Copy each line exactly. Drop every picture.
┌─ Source data
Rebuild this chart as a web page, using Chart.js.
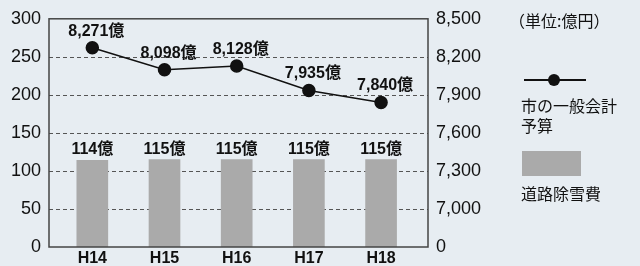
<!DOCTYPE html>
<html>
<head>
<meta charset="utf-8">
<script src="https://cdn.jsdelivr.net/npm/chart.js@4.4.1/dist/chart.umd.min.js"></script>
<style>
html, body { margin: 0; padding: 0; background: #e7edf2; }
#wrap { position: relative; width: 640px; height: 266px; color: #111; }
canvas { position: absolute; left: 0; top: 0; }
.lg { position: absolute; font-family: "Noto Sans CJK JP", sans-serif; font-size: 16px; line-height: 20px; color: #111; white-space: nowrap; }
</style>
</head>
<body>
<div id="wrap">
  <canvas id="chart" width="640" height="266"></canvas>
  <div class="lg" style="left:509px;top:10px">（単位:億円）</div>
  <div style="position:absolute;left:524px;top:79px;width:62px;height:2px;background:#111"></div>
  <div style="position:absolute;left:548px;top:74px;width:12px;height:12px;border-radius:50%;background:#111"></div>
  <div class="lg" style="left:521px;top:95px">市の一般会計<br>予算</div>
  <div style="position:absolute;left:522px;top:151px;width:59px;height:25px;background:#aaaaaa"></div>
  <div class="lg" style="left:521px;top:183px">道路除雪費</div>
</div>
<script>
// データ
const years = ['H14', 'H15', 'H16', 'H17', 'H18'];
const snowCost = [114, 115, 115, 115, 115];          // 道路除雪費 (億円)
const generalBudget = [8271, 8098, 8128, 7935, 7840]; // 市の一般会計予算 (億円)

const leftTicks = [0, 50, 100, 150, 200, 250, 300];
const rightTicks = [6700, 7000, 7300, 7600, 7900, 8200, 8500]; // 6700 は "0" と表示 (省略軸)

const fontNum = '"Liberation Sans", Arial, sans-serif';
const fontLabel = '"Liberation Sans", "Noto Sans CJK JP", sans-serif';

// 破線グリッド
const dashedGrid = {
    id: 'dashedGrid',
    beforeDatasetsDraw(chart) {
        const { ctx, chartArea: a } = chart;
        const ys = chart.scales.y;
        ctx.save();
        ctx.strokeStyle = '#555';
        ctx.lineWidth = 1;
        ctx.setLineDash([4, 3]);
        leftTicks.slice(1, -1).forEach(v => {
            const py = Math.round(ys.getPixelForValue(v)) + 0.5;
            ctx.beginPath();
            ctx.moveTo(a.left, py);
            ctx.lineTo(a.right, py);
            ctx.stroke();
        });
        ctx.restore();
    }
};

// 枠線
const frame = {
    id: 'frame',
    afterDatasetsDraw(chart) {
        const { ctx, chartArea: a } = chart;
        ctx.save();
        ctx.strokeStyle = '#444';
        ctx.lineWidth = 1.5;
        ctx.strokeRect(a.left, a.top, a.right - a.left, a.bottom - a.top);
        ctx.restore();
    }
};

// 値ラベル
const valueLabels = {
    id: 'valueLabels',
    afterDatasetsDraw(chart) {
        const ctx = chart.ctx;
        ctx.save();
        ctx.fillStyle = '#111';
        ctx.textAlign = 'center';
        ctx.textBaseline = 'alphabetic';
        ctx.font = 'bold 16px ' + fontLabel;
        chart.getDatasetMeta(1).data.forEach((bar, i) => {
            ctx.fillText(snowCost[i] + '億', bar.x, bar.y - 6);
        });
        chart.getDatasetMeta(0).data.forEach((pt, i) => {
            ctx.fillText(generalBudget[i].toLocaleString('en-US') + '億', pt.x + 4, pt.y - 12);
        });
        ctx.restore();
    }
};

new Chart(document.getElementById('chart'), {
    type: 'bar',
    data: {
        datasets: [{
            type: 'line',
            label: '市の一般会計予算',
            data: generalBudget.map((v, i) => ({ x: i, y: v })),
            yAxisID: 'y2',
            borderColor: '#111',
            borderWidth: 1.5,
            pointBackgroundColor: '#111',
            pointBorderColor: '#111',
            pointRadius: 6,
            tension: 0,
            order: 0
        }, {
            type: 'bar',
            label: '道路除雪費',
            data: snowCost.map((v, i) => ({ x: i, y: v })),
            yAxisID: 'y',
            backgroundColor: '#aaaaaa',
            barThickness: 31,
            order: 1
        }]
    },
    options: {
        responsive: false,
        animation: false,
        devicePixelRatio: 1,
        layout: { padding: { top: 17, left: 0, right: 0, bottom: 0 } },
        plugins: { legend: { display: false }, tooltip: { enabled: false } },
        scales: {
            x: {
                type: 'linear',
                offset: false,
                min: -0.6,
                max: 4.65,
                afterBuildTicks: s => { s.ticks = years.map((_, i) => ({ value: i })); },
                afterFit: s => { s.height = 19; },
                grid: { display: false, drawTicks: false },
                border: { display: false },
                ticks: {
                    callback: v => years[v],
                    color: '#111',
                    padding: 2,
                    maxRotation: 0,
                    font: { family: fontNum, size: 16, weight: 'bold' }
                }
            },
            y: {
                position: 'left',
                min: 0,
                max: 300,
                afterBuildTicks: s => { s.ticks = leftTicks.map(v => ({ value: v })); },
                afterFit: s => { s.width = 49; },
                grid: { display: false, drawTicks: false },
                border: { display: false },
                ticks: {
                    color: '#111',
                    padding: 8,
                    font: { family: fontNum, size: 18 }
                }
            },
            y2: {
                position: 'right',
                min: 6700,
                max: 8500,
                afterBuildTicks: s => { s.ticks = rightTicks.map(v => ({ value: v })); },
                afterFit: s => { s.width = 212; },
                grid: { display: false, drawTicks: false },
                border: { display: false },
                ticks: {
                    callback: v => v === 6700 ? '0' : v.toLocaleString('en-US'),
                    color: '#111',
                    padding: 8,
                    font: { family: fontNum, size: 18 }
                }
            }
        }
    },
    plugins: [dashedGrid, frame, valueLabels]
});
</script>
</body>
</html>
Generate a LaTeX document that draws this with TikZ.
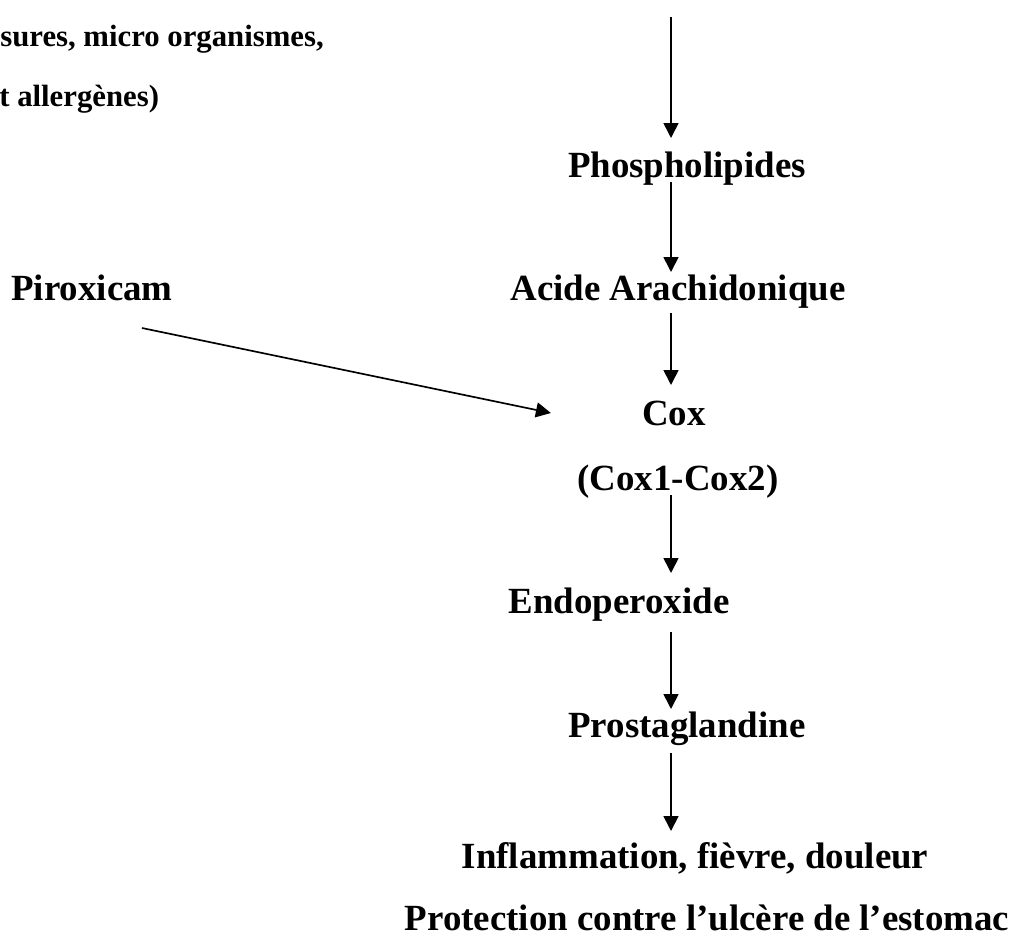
└─
Answer in full>
Rebuild this chart as a web page, using Chart.js.
<!DOCTYPE html>
<html>
<head>
<meta charset="utf-8">
<script src="https://cdn.jsdelivr.net/npm/chart.js@4.4.1/dist/chart.umd.min.js"></script>
<style>
html, body { margin: 0; padding: 0; background: #e7edf2; }
#wrap { position: relative; width: 640px; height: 266px; color: #111; }
canvas { position: absolute; left: 0; top: 0; }
.lg { position: absolute; font-family: "Noto Sans CJK JP", sans-serif; font-size: 16px; line-height: 20px; color: #111; white-space: nowrap; }
</style>
</head>
<body>
<div id="wrap">
  <canvas id="chart" width="640" height="266"></canvas>
  <div class="lg" style="left:509px;top:10px">（単位:億円）</div>
  <div style="position:absolute;left:524px;top:79px;width:62px;height:2px;background:#111"></div>
  <div style="position:absolute;left:548px;top:74px;width:12px;height:12px;border-radius:50%;background:#111"></div>
  <div class="lg" style="left:521px;top:95px">市の一般会計<br>予算</div>
  <div style="position:absolute;left:522px;top:151px;width:59px;height:25px;background:#aaaaaa"></div>
  <div class="lg" style="left:521px;top:183px">道路除雪費</div>
</div>
<script>
// データ
const years = ['H14', 'H15', 'H16', 'H17', 'H18'];
const snowCost = [114, 115, 115, 115, 115];          // 道路除雪費 (億円)
const generalBudget = [8271, 8098, 8128, 7935, 7840]; // 市の一般会計予算 (億円)

const leftTicks = [0, 50, 100, 150, 200, 250, 300];
const rightTicks = [6700, 7000, 7300, 7600, 7900, 8200, 8500]; // 6700 は "0" と表示 (省略軸)

const fontNum = '"Liberation Sans", Arial, sans-serif';
const fontLabel = '"Liberation Sans", "Noto Sans CJK JP", sans-serif';

// 破線グリッド
const dashedGrid = {
    id: 'dashedGrid',
    beforeDatasetsDraw(chart) {
        const { ctx, chartArea: a } = chart;
        const ys = chart.scales.y;
        ctx.save();
        ctx.strokeStyle = '#555';
        ctx.lineWidth = 1;
        ctx.setLineDash([4, 3]);
        leftTicks.slice(1, -1).forEach(v => {
            const py = Math.round(ys.getPixelForValue(v)) + 0.5;
            ctx.beginPath();
            ctx.moveTo(a.left, py);
            ctx.lineTo(a.right, py);
            ctx.stroke();
        });
        ctx.restore();
    }
};

// 枠線
const frame = {
    id: 'frame',
    afterDatasetsDraw(chart) {
        const { ctx, chartArea: a } = chart;
        ctx.save();
        ctx.strokeStyle = '#444';
        ctx.lineWidth = 1.5;
        ctx.strokeRect(a.left, a.top, a.right - a.left, a.bottom - a.top);
        ctx.restore();
    }
};

// 値ラベル
const valueLabels = {
    id: 'valueLabels',
    afterDatasetsDraw(chart) {
        const ctx = chart.ctx;
        ctx.save();
        ctx.fillStyle = '#111';
        ctx.textAlign = 'center';
        ctx.textBaseline = 'alphabetic';
        ctx.font = 'bold 16px ' + fontLabel;
        chart.getDatasetMeta(1).data.forEach((bar, i) => {
            ctx.fillText(snowCost[i] + '億', bar.x, bar.y - 6);
        });
        chart.getDatasetMeta(0).data.forEach((pt, i) => {
            ctx.fillText(generalBudget[i].toLocaleString('en-US') + '億', pt.x + 4, pt.y - 12);
        });
        ctx.restore();
    }
};

new Chart(document.getElementById('chart'), {
    type: 'bar',
    data: {
        datasets: [{
            type: 'line',
            label: '市の一般会計予算',
            data: generalBudget.map((v, i) => ({ x: i, y: v })),
            yAxisID: 'y2',
            borderColor: '#111',
            borderWidth: 1.5,
            pointBackgroundColor: '#111',
            pointBorderColor: '#111',
            pointRadius: 6,
            tension: 0,
            order: 0
        }, {
            type: 'bar',
            label: '道路除雪費',
            data: snowCost.map((v, i) => ({ x: i, y: v })),
            yAxisID: 'y',
            backgroundColor: '#aaaaaa',
            barThickness: 31,
            order: 1
        }]
    },
    options: {
        responsive: false,
        animation: false,
        devicePixelRatio: 1,
        layout: { padding: { top: 17, left: 0, right: 0, bottom: 0 } },
        plugins: { legend: { display: false }, tooltip: { enabled: false } },
        scales: {
            x: {
                type: 'linear',
                offset: false,
                min: -0.6,
                max: 4.65,
                afterBuildTicks: s => { s.ticks = years.map((_, i) => ({ value: i })); },
                afterFit: s => { s.height = 19; },
                grid: { display: false, drawTicks: false },
                border: { display: false },
                ticks: {
                    callback: v => years[v],
                    color: '#111',
                    padding: 2,
                    maxRotation: 0,
                    font: { family: fontNum, size: 16, weight: 'bold' }
                }
            },
            y: {
                position: 'left',
                min: 0,
                max: 300,
                afterBuildTicks: s => { s.ticks = leftTicks.map(v => ({ value: v })); },
                afterFit: s => { s.width = 49; },
                grid: { display: false, drawTicks: false },
                border: { display: false },
                ticks: {
                    color: '#111',
                    padding: 8,
                    font: { family: fontNum, size: 18 }
                }
            },
            y2: {
                position: 'right',
                min: 6700,
                max: 8500,
                afterBuildTicks: s => { s.ticks = rightTicks.map(v => ({ value: v })); },
                afterFit: s => { s.width = 212; },
                grid: { display: false, drawTicks: false },
                border: { display: false },
                ticks: {
                    callback: v => v === 6700 ? '0' : v.toLocaleString('en-US'),
                    color: '#111',
                    padding: 8,
                    font: { family: fontNum, size: 18 }
                }
            }
        }
    },
    plugins: [dashedGrid, frame, valueLabels]
});
</script>
</body>
</html>
Generate a LaTeX document that draws this with TikZ.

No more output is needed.